The Five Tibetans
I’m never sure what to make of the story in my dog eared copy of The Ancient Secret of the Fountain of Youth by Peter Kelder. Some of it reads like an absolute fairy tale, but there is no denying that the actual exercises presented make a really good, if brief, set of yoga. I’ve always found them to be particularly good in strengthening the spine and core of the body and really, as a routine for the average person, they are more than enough. But the story in the book, oh the story!
When I first picked up a copy of the book (a good few years after I originally learned them), I was more than ready to believe all manner of paranormal, more than ready to ascribe mythical powers to a simple set of yoga. Maybe I just wanted it to be true; that you could actually attain eternal youth. I am a lot more practical now than I was back then. Probably more skeptical and a touch cynical when it comes to marketing anything that is considered alternative or complementary, but I still love the Five Tibetans.
For those who haven’t read the book or aren’t familiar with this set of yoga, basically the story goes as follows:
Young Peter meets an old man called Colonel Bradford, a retired British army man who while stationed in India heard of a bunch of Tibetan Lamas who had discovered how to reverse aging with a set of yoga. The colonel, at the beginning of the book is an old man, but he has one last mission in him and he sets off to find the mythical rites that will give him back his youth. He returns, years later and when he knocks on Kelder’s door, is so youthful, that for a while Kelder doesn’t recognise him at all. After being convinced that it is indeed the colonel, Kelder convinces him to teach the Five Rites.
The theory of the Tibetans is that doing the exercises makes the chakras spin correctly, thus ensuring the health, vigour and youth of the practitioner. There are fantastical claims about grey hair turning back to it’s lustrous youthful colour and the old becoming young again. And though it may be an absolute pile of rubbish, it doesn’t really matter, because it makes for great reading and great motivation to keep practicing every day.

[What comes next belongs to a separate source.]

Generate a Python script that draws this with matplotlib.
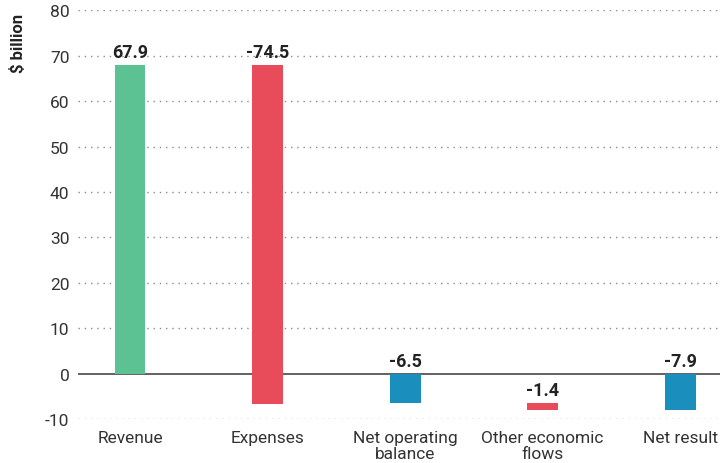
import matplotlib
matplotlib.use('Agg')
import matplotlib.pyplot as plt
import numpy as np

plt.rcParams['font.family'] = ['Roboto', 'DejaVu Sans']
plt.rcParams['axes.unicode_minus'] = False

# ---- data ($ billion)
categories = ['Revenue', 'Expenses', 'Net operating\nbalance',
              'Other economic\nflows', 'Net result']
values = [67.9, -74.5, -6.5, -1.4, -7.9]
# bar start for each step of the waterfall
bases = [0.0, 67.9, 0.0, -6.5, 0.0]
colors = ['#5DC293', '#E84B59', '#1A8FBE', '#E84B59', '#1A8FBE']
yticks = [-10, 0, 10, 20, 30, 40, 50, 60, 70, 80]

fig = plt.figure(figsize=(7.2, 4.64), dpi=100)
ax = fig.add_axes([0.108, 0.094, 0.892, 0.882])

x = np.arange(len(categories))

# ---- grid
for t in yticks:
    if t == 0:
        ax.axhline(t, color='#555555', linewidth=1.3, zorder=2)
    else:
        ax.axhline(t, color='#8a8a8a', linewidth=1.0,
                   linestyle=(0, (1, 3.5)), zorder=1)

ax.bar(x, values, bottom=bases, width=0.225, color=colors, zorder=3)

# ---- value labels above the upper edge of each bar
for xi, v, b in zip(x, values, bases):
    top = max(b, b + v)
    ax.annotate('%.1f' % v, (xi, top), xytext=(0, 3),
                textcoords='offset points', ha='center', va='bottom',
                fontsize=13, fontweight='bold', color='#222222')

ax.set_xlim(-0.38, 4.29)
ax.set_ylim(-10, 80)
ax.set_yticks(yticks)
ax.set_xticks(x)
ax.set_xticklabels(categories, linespacing=1.05)
ax.tick_params(axis='both', length=0, labelsize=12.5, colors='#333333')
ax.tick_params(axis='x', pad=8)
ax.tick_params(axis='y', pad=6)

for s in ax.spines.values():
    s.set_visible(False)

fig.text(0.025, 1 - 43 / 464.0, '$ billion', rotation=90, ha='center',
         va='center', fontsize=12, fontweight='bold', color='#222222')

fig.savefig('out.png', dpi=100)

Now the further controversy around the Five Tibetans is that they were actually a set of yoga put together by Kelder himself, and aren’t Tibetan in origin at all. Some people claim that the set is remarkably similar to some other Tibetan systems and perhaps even originated from Kum Nye. I’m not sure myself, though really, I’m no historian. What I say though is that really, it doesn’t matter where these came from. Even if Kelder did make them up or simply synthesised them together as a good simple routine and then pasted a bit of myth and mystique around them to make them sell, it doesn’t change the fact that they are a fun and challenging set of yoga, while at the same time being very simple to learn and remember. Don’t let the simplicity fool you though, there’s depth to these that isn’t immediately apparent. I’ve been practicing them for many years and I still find new experiences in them, subtle corrections to posture and new ways to approach them. Like any yoga then I guess. The interesting thing about the Five Tibetans, for me at least, was that they were the first set of yoga I was introduced to that emphasised continual flow between postures, making them more akin to training Tai Chi than yoga, at least back when I bumped into them.
So, I’ve been doing the Five Tibetans for a long time now. I stumbled into them in a sort of art imitates life, or in this case more like life imitates art kind of way when I was in Africa. I met an older gentleman who was seventy something, but looked younger (don’t all good yoga teachers?). How much younger? well I’m not going to lie and say he looked in his twenties, but he definitely looked more like a sixty something than a seventy something. I was in a class he was offering on some body work and muscle testing, in among the hand written notes that he had photocopied and handed out was the set with a bunch of stick figures to illustrate the moves. Someone else asked him if they were good and he sort of brushed the question off with a “yeah, you can do them if you want, they’re not bad”.
I didn’t pay much attention to it at the time, but a few months later picked up my notes and started to train them. But it wasn’t love at first sight. I played with them a bit and did them occasionally, until slowly, they sort of insinuated themselves into my practice and the Five Tibetans really began to take hold. Now I really love these. And I love showing them to people – they just leave me smiling every time I do them. This post has gone on quite long enough – I’ll describe the actual exercises another time, but I hope you’ve been inspired to at least try these out, or pick them up again if you already know them.
The only other question is……did I really learn the Five Tibetans from a septuagenarian or did I just pick them up from a book?